Hasta su propio destino, Palo Alto, suena a una humorada, con libros que se encuentra en librerías como el Libro de las maneras de llegar a Palo Alto y el Libro de los acertijos de Palo Alto. Varias veces Rudy parece rendirse: llegar hasta allá resulta ser un problema demasiado arduo.
“Ahí fue cuando me di por vencido con eso de llegar a Palo Alto. Después de que termine esta carta me iré derechito a casa. Supongo que sería amable de tu parte decirle a la gente de la casa de al lado que en Nueva York hay un hombre que tiene incluso más deseos que yo de llegar ahí. Pero no veo cómo puedan saber lo mucho que quiero verte, a menos que también ellos tengan su propio pajarito. O que el pájaro de la mujer vuele a decírselo antes de que llegue esta carta. Como sea, chau por ahora. Todo lo mejor, Rudy”.

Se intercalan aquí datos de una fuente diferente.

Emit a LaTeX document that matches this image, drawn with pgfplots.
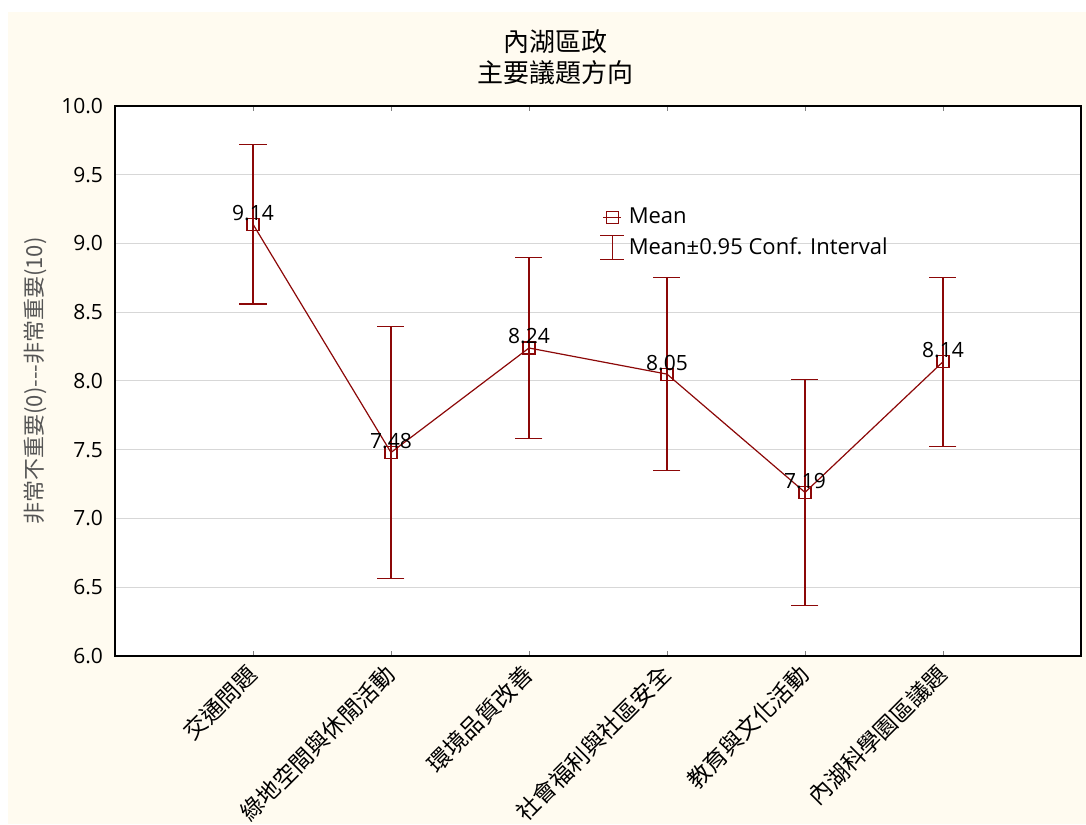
\documentclass[border=0pt]{standalone}
\usepackage{pgfplots}
\pgfplotsset{compat=1.18}
\usepackage{fontspec}
\setmainfont{Open Sans}
\newfontfamily\cjk{Noto Sans CJK TC}
\definecolor{darkred}{RGB}{140,8,8}
\definecolor{cream}{RGB}{255,251,240}
\definecolor{gridgrey}{RGB}{215,215,215}
\definecolor{labgrey}{RGB}{85,85,85}
\begin{document}
\begin{tikzpicture}
\useasboundingbox (0,0) rectangle (543pt,412pt);
\fill[white] (0,0) rectangle (543pt,412pt);
\fill[cream] (4pt,0) rectangle (543pt,406pt);
\node[font=\cjk\fontsize{13}{15}\selectfont] at (277.5pt,391pt) {內湖區政};
\node[font=\cjk\fontsize{13}{15}\selectfont] at (277.5pt,375.5pt) {主要議題方向};
\begin{axis}[
  at={(57.5pt,84pt)}, anchor=south west,
  scale only axis, width=483pt, height=275pt,
  axis background/.style={fill=white},
  xmin=-1, xmax=6, ymin=6, ymax=10,
  xtick={0,1,2,3,4,5},
  xticklabels={交通問題,綠地空間與休閒活動,環境品質改善,社會福利與社區安全,教育與文化活動,內湖科學園區議題},
  xticklabel style={font=\cjk\fontsize{11.5}{13}\selectfont, rotate=45, anchor=east, inner sep=0pt},
  xticklabel shift=7pt,
  ytick={6,6.5,...,10},
  yticklabel style={/pgf/number format/fixed, /pgf/number format/fixed zerofill, /pgf/number format/precision=1, /pgf/number format/assume math mode=true, font=\fontsize{10.5}{12}\selectfont, xshift=-2.5pt},
  xtick pos=both, tick align=inside,
  major tick length=2.5pt,
  ytick style={draw=none},
  ymajorgrids, grid style={gridgrey, line width=0.5pt},
  axis line style={line width=0.8pt, black},
  ylabel={非常不重要(0)---非常重要(10)},
  ylabel style={font=\cjk\fontsize{11}{12}\selectfont, labgrey, at={(axis description cs:-0.0828,0.5)}, anchor=center},
  legend style={at={(rel axis cs:0.495,0.83)}, anchor=north west, draw=none, fill=none, font=\fontsize{11}{13}\selectfont, row sep=1.5pt, cells={anchor=west}},
]
\addlegendimage{darkred, line width=0.6pt, legend image code/.code={\draw[darkred,line width=0.6pt] (0pt,0pt)--(9pt,0pt); \draw[darkred,line width=0.6pt] (1.5pt,-3pt) rectangle (7.5pt,3pt);}}
\addlegendentry{Mean}
\addlegendimage{darkred, legend image code/.code={\draw[darkred,line width=0.6pt] (4.5pt,-6pt)--(4.5pt,6pt) (-1.5pt,-6pt)--(10.5pt,-6pt) (-1.5pt,6pt)--(10.5pt,6pt);}}
\addlegendentry{Mean±0.95 Conf. Interval}
\addplot[darkred, line width=0.6pt, draw=none, mark=none, forget plot,
  error bars/.cd, y dir=both, y explicit, error mark=|, error mark options={darkred, line width=0.6pt, mark size=6.75pt}, error bar style={darkred, line width=0.6pt}]
  table[x=x, y=y, y error=e] {
x y e
0 9.14 0.58
1 7.48 0.915
2 8.24 0.66
3 8.05 0.70
4 7.19 0.82
5 8.14 0.615
};
\addplot[darkred, line width=0.6pt, mark=square, mark size=3pt, forget plot,
  nodes near coords={\pgfmathprintnumber[fixed, fixed zerofill, precision=2, assume math mode=true]{\pgfplotspointmeta}},
  point meta=y,
  every node near coord/.append style={black, anchor=base, yshift=2pt, font=\fontsize{10.5}{12}\selectfont}]
  table[x=x, y=y] {
x y
0 9.14
1 7.48
2 8.24
3 8.05
4 7.19
5 8.14
};
\end{axis}
\end{tikzpicture}
\end{document}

En un giro kafkiano, Rudy vuelve a su casa, pero le han cambiado la cerradura y no puede entrar a su departamento. Poco después termina esposado por la policía, aunque nunca pierde las esperanzas de ver a Kevin, “cansado de andar en sueños de habitación en habitación”, donde se encuentra de pronto con una mesa servida para él y días después con una cabaña solitaria en los bosques.
“Seguí el río durante tres días con sus noches. Luego vi sobrevolar un avión, oí un silbato de vapor que venía de un barco, tropecé con una vía de ferrocarril y caminé a lo largo de los rieles hasta que llegué a una ciudad en Utah”, escribe el incansable Rudy, que retoma la marcha hacia su amigo con un final tan inesperado como las peripecias que fue experimentando a lo largo de su interminable viaje.
Cartas a Kevin, de Stephen Dixon (Eterna Cadencia).